Gwaii Haanas National Park Reserve is located at the southern end of Haida Gwaii – formerly called the Queen Charlotte Islands.
If you look at a map, you’ll find the islands off the coast of northern British Columbia near the southern edge of Alaska. They are a difficult place to visit so I think you need to go for at least a week.
How do you get to Gwaii Haanas National Park Reserve?
First you must fly to Sandspit, a small town serviced by Air Canada or take a seven hour ferry ride from Prince Rupert to Skidegate. Then you must get to the boat launch, usually via a shuttle with Moresby Explorers. That’s via a well-traveled dirt logging road.
Then there’s a three to five hour boat ride down toRose Harbour, depending on the logistics of the day for Moresby Explorers. The boat ride is exposed, cold and sometimes wet. It requires that you wear every piece of clothing you’ve brought. I wore seven layers. But it’s all worth it.
A look at the highlights of kayaking in the National Park Reserve
Note that if you want to do the trip self-guided, there is a mandatory 90 minute orientation. You can find more information on the Parks Canada website here.
Paddle to SGang Gwaay
The village of SGang Gwaay or Ninstints in English is a UNESCO site and a must visit island if you’re kayaking in Gwaii Haanas National Park Preserve.

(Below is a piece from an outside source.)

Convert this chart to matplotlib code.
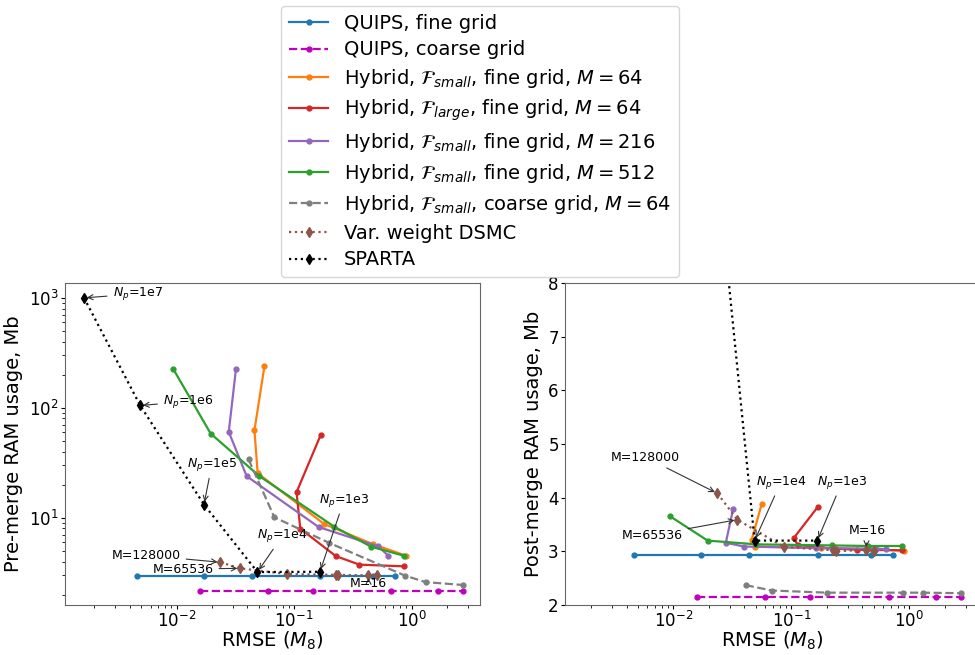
import matplotlib
matplotlib.use("Agg")
import matplotlib.pyplot as plt
import numpy as np

# ---------------- data ----------------
quips_fine_x = [0.0046, 0.0172, 0.0435, 0.167, 0.47, 0.726]
quips_fine_pre = [2.94, 2.94, 2.94, 2.94, 2.94, 2.94]
quips_fine_post = [2.93, 2.93, 2.93, 2.93, 2.93, 2.93]

quips_coarse_x = [0.0157, 0.060, 0.144, 0.67, 1.69, 2.74]
quips_coarse_pre = [2.17, 2.17, 2.17, 2.17, 2.17, 2.17]
quips_coarse_post = [2.15, 2.15, 2.15, 2.15, 2.15, 2.15]

hyb_s64_x = [0.056, 0.046, 0.049, 0.18, 0.47, 0.90]
hyb_s64_pre = [240, 62.5, 25.4, 8.8, 5.75, 4.52]
hyb_s64_post = [3.88, 3.21, 3.09, 3.06, 3.04, 3.01]

hyb_l64_x = [0.168, 0.105, 0.113, 0.227, 0.36, 0.86]
hyb_l64_pre = [56.2, 17.1, 7.96, 4.48, 3.75, 3.62]
hyb_l64_post = [3.83, 3.25, 3.12, 3.05, 3.03, 3.02]

hyb_s216_x = [0.032, 0.0278, 0.0395, 0.162, 0.52, 0.635]
hyb_s216_pre = [224, 60.4, 23.9, 8.24, 5.5, 4.52]
hyb_s216_post = [3.78, 3.16, 3.09, 3.06, 3.05, 3.04]

hyb_s512_x = [0.0094, 0.0195, 0.0505, 0.22, 0.45, 0.86]
hyb_s512_pre = [224, 58.3, 24.0, 8.3, 5.48, 4.52]
hyb_s512_post = [3.65, 3.20, 3.13, 3.11, 3.10, 3.10]

hyb_coarse_x = [0.041, 0.068, 0.20, 0.88, 1.32, 2.74]
hyb_coarse_pre = [34, 10.1, 5.9, 2.98, 2.6, 2.45]
hyb_coarse_post = [2.37, 2.27, 2.23, 2.23, 2.23, 2.22]

dsmc_x = [0.0236, 0.0348, 0.087, 0.226, 0.238, 0.43, 0.507]
dsmc_pre = [3.94, 3.47, 3.08, 3.03, 3.02, 3.0, 3.0]
dsmc_post = [4.08, 3.59, 3.08, 3.02, 3.0, 3.03, 3.0]

sparta_x = [0.00163, 0.0049, 0.0171, 0.0488, 0.166]
sparta_pre = [1000, 105, 13.2, 3.21, 3.23]
sparta_post = [1000, 105, 13.2, 3.2, 3.2]

labels = [
    "QUIPS, fine grid",
    "QUIPS, coarse grid",
    r"Hybrid, $\mathcal{F}_{small}$, fine grid, $M=64$",
    r"Hybrid, $\mathcal{F}_{large}$, fine grid, $M=64$",
    r"Hybrid, $\mathcal{F}_{small}$, fine grid, $M=216$",
    r"Hybrid, $\mathcal{F}_{small}$, fine grid, $M=512$",
    r"Hybrid, $\mathcal{F}_{small}$, coarse grid, $M=64$",
    "Var. weight DSMC",
    "SPARTA",
]

# annotations: (text, annotated point, text position)
left_notes = [
    (r"$N_p$=1e7", (sparta_x[0], sparta_pre[0]), (0.00466, 1086)),
    (r"$N_p$=1e6", (sparta_x[1], sparta_pre[1]), (0.01254, 114)),
    (r"$N_p$=1e5", (sparta_x[2], sparta_pre[2]), (0.0200, 30.6)),
    (r"$N_p$=1e4", (sparta_x[3], sparta_pre[3]), (0.0798, 6.88)),
    (r"$N_p$=1e3", (sparta_x[4], sparta_pre[4]), (0.2666, 14.5)),
    ("M=128000", (dsmc_x[0], dsmc_pre[0]), (0.0055, 4.55)),
    ("M=65536", (dsmc_x[1], dsmc_pre[1]), (0.01135, 3.42)),
    ("M=16", (dsmc_x[5], dsmc_pre[5]), (0.43, 2.51)),
]
right_notes = [
    ("M=128000", (dsmc_x[0], dsmc_post[0]), (0.00582, 4.75)),
    ("M=65536", (dsmc_x[1], dsmc_post[1]), (0.00659, 3.30)),
    (r"$N_p$=1e4", (sparta_x[3], sparta_post[3]), (0.0815, 4.29)),
    (r"$N_p$=1e3", (sparta_x[4], sparta_post[4]), (0.269, 4.29)),
    ("M=16", (dsmc_x[5], dsmc_post[5]), (0.4376, 3.38)),
]

fig = plt.figure(figsize=(9.75, 6.55), dpi=100)
axL = fig.add_axes([65 / 975, 50 / 655, 415 / 975, 322 / 655])
axR = fig.add_axes([565 / 975, 50 / 655, 415 / 975, 322 / 655])

def draw(ax, which):
    pre = which == "pre"
    series = [
        (quips_fine_x, quips_fine_pre if pre else quips_fine_post, dict(color="#1f77b4", ls="-", marker=".")),
        (quips_coarse_x, quips_coarse_pre if pre else quips_coarse_post, dict(color="m", ls="--", marker=".")),
        (hyb_s64_x, hyb_s64_pre if pre else hyb_s64_post, dict(color="#ff7f0e", ls="-", marker=".")),
        (hyb_l64_x, hyb_l64_pre if pre else hyb_l64_post, dict(color="#d62728", ls="-", marker=".")),
        (hyb_s216_x, hyb_s216_pre if pre else hyb_s216_post, dict(color="#9467bd", ls="-", marker=".")),
        (hyb_s512_x, hyb_s512_pre if pre else hyb_s512_post, dict(color="#2ca02c", ls="-", marker=".")),
        (hyb_coarse_x, hyb_coarse_pre if pre else hyb_coarse_post, dict(color="#7f7f7f", ls="--", marker=".")),
        (dsmc_x, dsmc_pre if pre else dsmc_post, dict(color="#8c564b", ls=":", marker="d", ms=5)),
        (sparta_x, sparta_pre if pre else sparta_post, dict(color="k", ls=":", marker="d", ms=5)),
    ]
    handles = []
    for (x, y, kw), lab in zip(series, labels):
        kw.setdefault("ms", 7)
        h, = ax.plot(x, y, label=lab, lw=1.6, **kw)
        handles.append(h)
    ax.set_xscale("log")
    return handles

handles = draw(axL, "pre")
draw(axR, "post")

axL.set_yscale("log")
axL.set_xlim(10 ** -2.95, 10 ** 0.583)
axL.set_ylim(10 ** 0.207, 10 ** 3.135)
axR.set_xlim(10 ** -2.92, 10 ** 0.6)
axR.set_ylim(2, 8)

for ax in (axL, axR):
    ax.set_xlabel(r"RMSE ($M_8$)", fontsize=14, labelpad=-1)
    ax.tick_params(labelsize=12, pad=1.5, length=3)
    ax.tick_params(which="minor", length=2)
    for s in ax.spines.values():
        s.set_color("0.4")
axL.set_ylabel("Pre-merge RAM usage, Mb", fontsize=14)
axR.set_ylabel("Post-merge RAM usage, Mb", fontsize=14)

arrow = dict(arrowstyle="->", color="0.2", lw=0.8)
for ax, notes in ((axL, left_notes), (axR, right_notes)):
    for txt, xy, xyt in notes:
        ax.annotate(txt, xy=xy, xytext=xyt, fontsize=9, ha="center", va="center",
                    arrowprops=arrow)

fig.legend(handles=handles, loc="upper center", bbox_to_anchor=(480 / 975, 0.997),
           fontsize=14, labelspacing=0.4, handlelength=2.0, borderaxespad=0.2)

fig.savefig("out.png", dpi=100)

Look for the remains of large, cedar longhouses, and carved mortuary and memorial poles, on a tour with Haida Gwaii Watchman.
The Haida Gwaii Watchman showcase Haida culture by telling the stories and sharing their knowledge of songs, dances, stories and traditional foods.
The Watchman, who do this as a seasonal job in summer, can be male or female and range in age from as young as 16 to over 75. Our group learned a lot from Natasha, our Watchman guide on the island.
Catch Burnaby Narrows at low tide
Burnaby Narrows has been called the Galapagos of the north. Time your paddle through the narrows to coincide with low tide so you can ooh and aah at colourful starfish, snails, giant plumose anemones, mussels, limpets, red turban snails – along with numerous other varieties whose names I don’t know.
Reportedly “there is more protein per square centimetre than anywhere else on earth!”
If you’re planning a trip to the area take a reference book with you so you can make sense of all that you’re seeing.